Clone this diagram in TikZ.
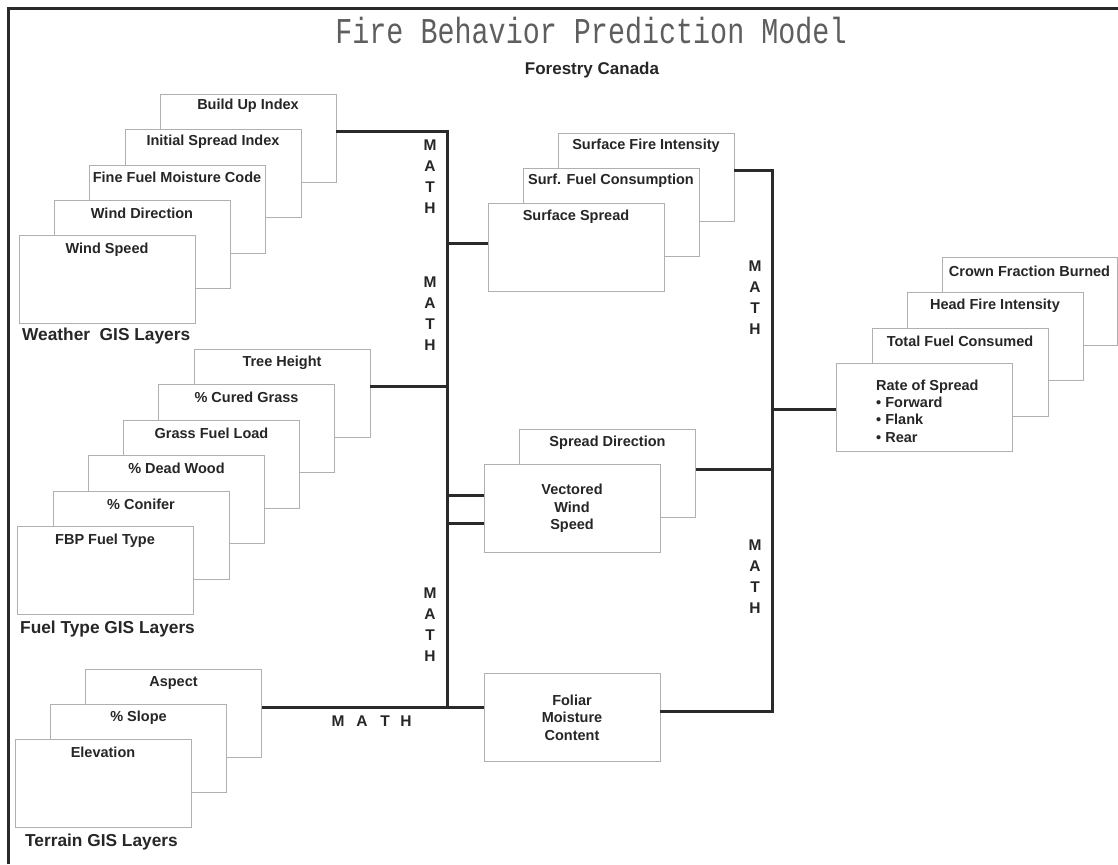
\documentclass[tikz,border=0pt]{standalone}
\usepackage{fontspec}
\usepackage{graphicx}
\setmainfont{Liberation Sans}
\newfontfamily\titlefont{Liberation Mono}
\definecolor{boxgray}{HTML}{B0B0B0}
\definecolor{txt}{HTML}{262626}
\definecolor{linec}{HTML}{2A2A2A}
\definecolor{titlec}{HTML}{5E5E5E}
\begin{document}
\begin{tikzpicture}[x=1pt,y=-1pt,
  box/.style={draw=boxgray, line width=0.9pt, fill=white, minimum width=176pt, minimum height=88pt, inner sep=0pt},
  lbl/.style={font=\bfseries\fontsize{14.5}{17.5}\selectfont, text=txt, inner sep=0pt},
  grp/.style={font=\bfseries\fontsize{17.3}{20}\selectfont, text=txt, anchor=west, inner sep=0pt},
  mathv/.style={font=\bfseries\fontsize{15.5}{21}\selectfont, text=txt, align=center, inner sep=0pt},
  mathh/.style={font=\bfseries\fontsize{15.5}{18}\selectfont, text=txt, inner sep=0pt},
  conn/.style={draw=linec, line width=3pt, line join=miter},
]
\useasboundingbox (0,0) rectangle (1118,864);
\clip (0,0) rectangle (1118,864);

% frame
\draw[draw=linec, line width=3pt, line join=miter] (8,864) -- (8,9) -- (1118,9);

% title
\node[text=titlec, inner sep=0pt] (title) at (591,31) {\scalebox{1}[1.28]{\titlefont\fontsize{28.4}{30}\selectfont Fire Behavior Prediction Model}};
\node[font=\bfseries\fontsize{17}{20}\selectfont, text=txt, inner sep=0pt] (sub) at (592,70) {Forestry Canada};

% weather stack (back to front)
\node[box] (bui) at (248,138) {};
\node[lbl] at ([yshift=-12pt]bui.north) {Build Up Index};
\node[box] (isi) at (213,173) {};
\node[lbl] at ([yshift=-13pt]isi.north) {Initial Spread Index};
\node[box] (ffmc) at (177,209) {};
\node[lbl] at ([yshift=-13pt]ffmc.north) {Fine Fuel Moisture Code};
\node[box] (wd) at (142,244) {};
\node[lbl] at ([yshift=-14pt]wd.north) {Wind Direction};
\node[box] (ws) at (107,279) {};
\node[lbl] at ([yshift=-15pt]ws.north) {Wind Speed};
\node[grp] (wlab) at (22,336) {Weather~~GIS Layers};

% fuel stack
\node[box] (tree) at (282,393) {};
\node[lbl] at ([yshift=-14pt]tree.north) {Tree Height};
\node[box] (cured) at (246.5,428) {};
\node[lbl] at ([yshift=-14pt]cured.north) {\% Cured Grass};
\node[box] (gfl) at (211.5,464) {};
\node[lbl] at ([yshift=-14pt]gfl.north) {Grass Fuel Load};
\node[box] (dead) at (176.5,499) {};
\node[lbl] at ([yshift=-14pt]dead.north) {\% Dead Wood};
\node[box] (conifer) at (141,535) {};
\node[lbl] at ([yshift=-14pt]conifer.north) {\% Conifer};
\node[box] (fbp) at (105,570) {};
\node[lbl] at ([yshift=-15pt]fbp.north) {FBP Fuel Type};
\node[grp] (flab) at (20,629) {Fuel Type GIS Layers};

% terrain stack
\node[box] (aspect) at (173.5,713) {};
\node[lbl] at ([yshift=-14pt]aspect.north) {Aspect};
\node[box] (slope) at (138.5,748) {};
\node[lbl] at ([yshift=-14pt]slope.north) {\% Slope};
\node[box] (elev) at (103,783) {};
\node[lbl] at ([yshift=-14pt]elev.north) {Elevation};
\node[grp] (tlab) at (25,842) {Terrain GIS Layers};

% middle: surface stack
\node[box] (sfi) at (646,177) {};
\node[lbl] at ([yshift=-13pt]sfi.north) {Surface Fire Intensity};
\node[box] (sfc) at (611,212) {};
\node[lbl] at ([yshift=-13pt]sfc.north) {Surf. Fuel Consumption};
\node[box] (ss) at (576,247) {};
\node[lbl] at ([yshift=-14pt]ss.north) {Surface Spread};

% middle: spread direction / vectored wind
\node[box] (sd) at (607.5,473) {};
\node[lbl] at ([yshift=-14pt]sd.north) {Spread Direction};
\node[box, align=center, font=\bfseries\fontsize{14.5}{17.5}\selectfont, text=txt] (vws) at (572,508.5) {Vectored\\Wind\\Speed};

% foliar
\node[box, align=center, font=\bfseries\fontsize{14.5}{17.5}\selectfont, text=txt] (fmc) at (572,717.5) {Foliar\\Moisture\\Content};

% right stack
\node[box, minimum width=175pt] (cfb) at (1029.5,301.5) {};
\node[lbl] at ([yshift=-14pt]cfb.north) {Crown Fraction Burned};
\node[box] (hfi) at (995,336) {};
\node[lbl] at ([yshift=-14pt]hfi.north) {Head Fire Intensity};
\node[box] (tfc) at (960,372) {};
\node[lbl] at ([yshift=-14pt]tfc.north) {Total Fuel Consumed};
\node[box] (ros) at (924.5,407.5) {};
\node[lbl, anchor=west, align=left, font=\bfseries\fontsize{14.5}{17.3}\selectfont] at (876,411) {Rate of Spread\\\textbullet\ Forward\\\textbullet\ Flank\\\textbullet\ Rear};

% helper coordinates
\coordinate (busLtop) at (447,131);
\coordinate (busLbot) at (447,707);
\coordinate (busRtop) at (772,170);
\coordinate (busRbot) at (772,711);
\coordinate (ySS) at (0,243);
\coordinate (yTree) at (0,386);
\coordinate (yV1) at (0,495);
\coordinate (yV2) at (0,523);
\coordinate (ySD) at (0,469);
\coordinate (yROS) at (0,409);

% connectors left
\draw[conn] (bui.east |- busLtop) -- (busLtop) -- (busLbot);
\draw[conn] (aspect.east |- busLbot) -- (fmc.west |- busLbot);
\draw[conn] (tree.east |- yTree) -- (busLtop |- yTree);
\draw[conn] (busLtop |- ySS) -- (ss.west |- ySS);
\draw[conn] (busLtop |- yV1) -- (vws.west |- yV1);
\draw[conn] (busLtop |- yV2) -- (vws.west |- yV2);

% connectors right
\draw[conn] (sfi.east |- busRtop) -- (busRtop) -- (busRbot) -- (fmc.east |- busRbot);
\draw[conn] (sd.east |- ySD) -- (busRtop |- ySD);
\draw[conn] (busRtop |- yROS) -- (ros.west |- yROS);

% MATH labels
\node[mathv] (m1) at (430,176.5) {M\\A\\T\\H};
\node[mathv] (m2) at (430,313.5) {M\\A\\T\\H};
\node[mathv] (m3) at (430,624.5) {M\\A\\T\\H};
\node[mathv] (m4) at (755,297.5) {M\\A\\T\\H};
\node[mathv] (m5) at (755,577) {M\\A\\T\\H};
\node[mathh] (h1) at (338,721) {M};
\node[mathh] (h2) at (362,721) {A};
\node[mathh] (h3) at (385,721) {T};
\node[mathh] (h4) at (406,721) {H};
\end{tikzpicture}
\end{document}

◆ ◆ ◆ ◆

§ STATED EXERCISE
Quote the listing above in full, except for the pictures.

§ THE RESULT
Clone this diagram in TikZ.
\documentclass[tikz,border=0pt]{standalone}
\usepackage{fontspec}
\usepackage{graphicx}
\setmainfont{Liberation Sans}
\newfontfamily\titlefont{Liberation Mono}
\definecolor{boxgray}{HTML}{B0B0B0}
\definecolor{txt}{HTML}{262626}
\definecolor{linec}{HTML}{2A2A2A}
\definecolor{titlec}{HTML}{5E5E5E}
\begin{document}
\begin{tikzpicture}[x=1pt,y=-1pt,
  box/.style={draw=boxgray, line width=0.9pt, fill=white, minimum width=176pt, minimum height=88pt, inner sep=0pt},
  lbl/.style={font=\bfseries\fontsize{14.5}{17.5}\selectfont, text=txt, inner sep=0pt},
  grp/.style={font=\bfseries\fontsize{17.3}{20}\selectfont, text=txt, anchor=west, inner sep=0pt},
  mathv/.style={font=\bfseries\fontsize{15.5}{21}\selectfont, text=txt, align=center, inner sep=0pt},
  mathh/.style={font=\bfseries\fontsize{15.5}{18}\selectfont, text=txt, inner sep=0pt},
  conn/.style={draw=linec, line width=3pt, line join=miter},
]
\useasboundingbox (0,0) rectangle (1118,864);
\clip (0,0) rectangle (1118,864);

% frame
\draw[draw=linec, line width=3pt, line join=miter] (8,864) -- (8,9) -- (1118,9);

% title
\node[text=titlec, inner sep=0pt] (title) at (591,31) {\scalebox{1}[1.28]{\titlefont\fontsize{28.4}{30}\selectfont Fire Behavior Prediction Model}};
\node[font=\bfseries\fontsize{17}{20}\selectfont, text=txt, inner sep=0pt] (sub) at (592,70) {Forestry Canada};

% weather stack (back to front)
\node[box] (bui) at (248,138) {};
\node[lbl] at ([yshift=-12pt]bui.north) {Build Up Index};
\node[box] (isi) at (213,173) {};
\node[lbl] at ([yshift=-13pt]isi.north) {Initial Spread Index};
\node[box] (ffmc) at (177,209) {};
\node[lbl] at ([yshift=-13pt]ffmc.north) {Fine Fuel Moisture Code};
\node[box] (wd) at (142,244) {};
\node[lbl] at ([yshift=-14pt]wd.north) {Wind Direction};
\node[box] (ws) at (107,279) {};
\node[lbl] at ([yshift=-15pt]ws.north) {Wind Speed};
\node[grp] (wlab) at (22,336) {Weather~~GIS Layers};

% fuel stack
\node[box] (tree) at (282,393) {};
\node[lbl] at ([yshift=-14pt]tree.north) {Tree Height};
\node[box] (cured) at (246.5,428) {};
\node[lbl] at ([yshift=-14pt]cured.north) {\% Cured Grass};
\node[box] (gfl) at (211.5,464) {};
\node[lbl] at ([yshift=-14pt]gfl.north) {Grass Fuel Load};
\node[box] (dead) at (176.5,499) {};
\node[lbl] at ([yshift=-14pt]dead.north) {\% Dead Wood};
\node[box] (conifer) at (141,535) {};
\node[lbl] at ([yshift=-14pt]conifer.north) {\% Conifer};
\node[box] (fbp) at (105,570) {};
\node[lbl] at ([yshift=-15pt]fbp.north) {FBP Fuel Type};
\node[grp] (flab) at (20,629) {Fuel Type GIS Layers};

% terrain stack
\node[box] (aspect) at (173.5,713) {};
\node[lbl] at ([yshift=-14pt]aspect.north) {Aspect};
\node[box] (slope) at (138.5,748) {};
\node[lbl] at ([yshift=-14pt]slope.north) {\% Slope};
\node[box] (elev) at (103,783) {};
\node[lbl] at ([yshift=-14pt]elev.north) {Elevation};
\node[grp] (tlab) at (25,842) {Terrain GIS Layers};

% middle: surface stack
\node[box] (sfi) at (646,177) {};
\node[lbl] at ([yshift=-13pt]sfi.north) {Surface Fire Intensity};
\node[box] (sfc) at (611,212) {};
\node[lbl] at ([yshift=-13pt]sfc.north) {Surf. Fuel Consumption};
\node[box] (ss) at (576,247) {};
\node[lbl] at ([yshift=-14pt]ss.north) {Surface Spread};

% middle: spread direction / vectored wind
\node[box] (sd) at (607.5,473) {};
\node[lbl] at ([yshift=-14pt]sd.north) {Spread Direction};
\node[box, align=center, font=\bfseries\fontsize{14.5}{17.5}\selectfont, text=txt] (vws) at (572,508.5) {Vectored\\Wind\\Speed};

% foliar
\node[box, align=center, font=\bfseries\fontsize{14.5}{17.5}\selectfont, text=txt] (fmc) at (572,717.5) {Foliar\\Moisture\\Content};

% right stack
\node[box, minimum width=175pt] (cfb) at (1029.5,301.5) {};
\node[lbl] at ([yshift=-14pt]cfb.north) {Crown Fraction Burned};
\node[box] (hfi) at (995,336) {};
\node[lbl] at ([yshift=-14pt]hfi.north) {Head Fire Intensity};
\node[box] (tfc) at (960,372) {};
\node[lbl] at ([yshift=-14pt]tfc.north) {Total Fuel Consumed};
\node[box] (ros) at (924.5,407.5) {};
\node[lbl, anchor=west, align=left, font=\bfseries\fontsize{14.5}{17.3}\selectfont] at (876,411) {Rate of Spread\\\textbullet\ Forward\\\textbullet\ Flank\\\textbullet\ Rear};

% helper coordinates
\coordinate (busLtop) at (447,131);
\coordinate (busLbot) at (447,707);
\coordinate (busRtop) at (772,170);
\coordinate (busRbot) at (772,711);
\coordinate (ySS) at (0,243);
\coordinate (yTree) at (0,386);
\coordinate (yV1) at (0,495);
\coordinate (yV2) at (0,523);
\coordinate (ySD) at (0,469);
\coordinate (yROS) at (0,409);

% connectors left
\draw[conn] (bui.east |- busLtop) -- (busLtop) -- (busLbot);
\draw[conn] (aspect.east |- busLbot) -- (fmc.west |- busLbot);
\draw[conn] (tree.east |- yTree) -- (busLtop |- yTree);
\draw[conn] (busLtop |- ySS) -- (ss.west |- ySS);
\draw[conn] (busLtop |- yV1) -- (vws.west |- yV1);
\draw[conn] (busLtop |- yV2) -- (vws.west |- yV2);

% connectors right
\draw[conn] (sfi.east |- busRtop) -- (busRtop) -- (busRbot) -- (fmc.east |- busRbot);
\draw[conn] (sd.east |- ySD) -- (busRtop |- ySD);
\draw[conn] (busRtop |- yROS) -- (ros.west |- yROS);

% MATH labels
\node[mathv] (m1) at (430,176.5) {M\\A\\T\\H};
\node[mathv] (m2) at (430,313.5) {M\\A\\T\\H};
\node[mathv] (m3) at (430,624.5) {M\\A\\T\\H};
\node[mathv] (m4) at (755,297.5) {M\\A\\T\\H};
\node[mathv] (m5) at (755,577) {M\\A\\T\\H};
\node[mathh] (h1) at (338,721) {M};
\node[mathh] (h2) at (362,721) {A};
\node[mathh] (h3) at (385,721) {T};
\node[mathh] (h4) at (406,721) {H};
\end{tikzpicture}
\end{document}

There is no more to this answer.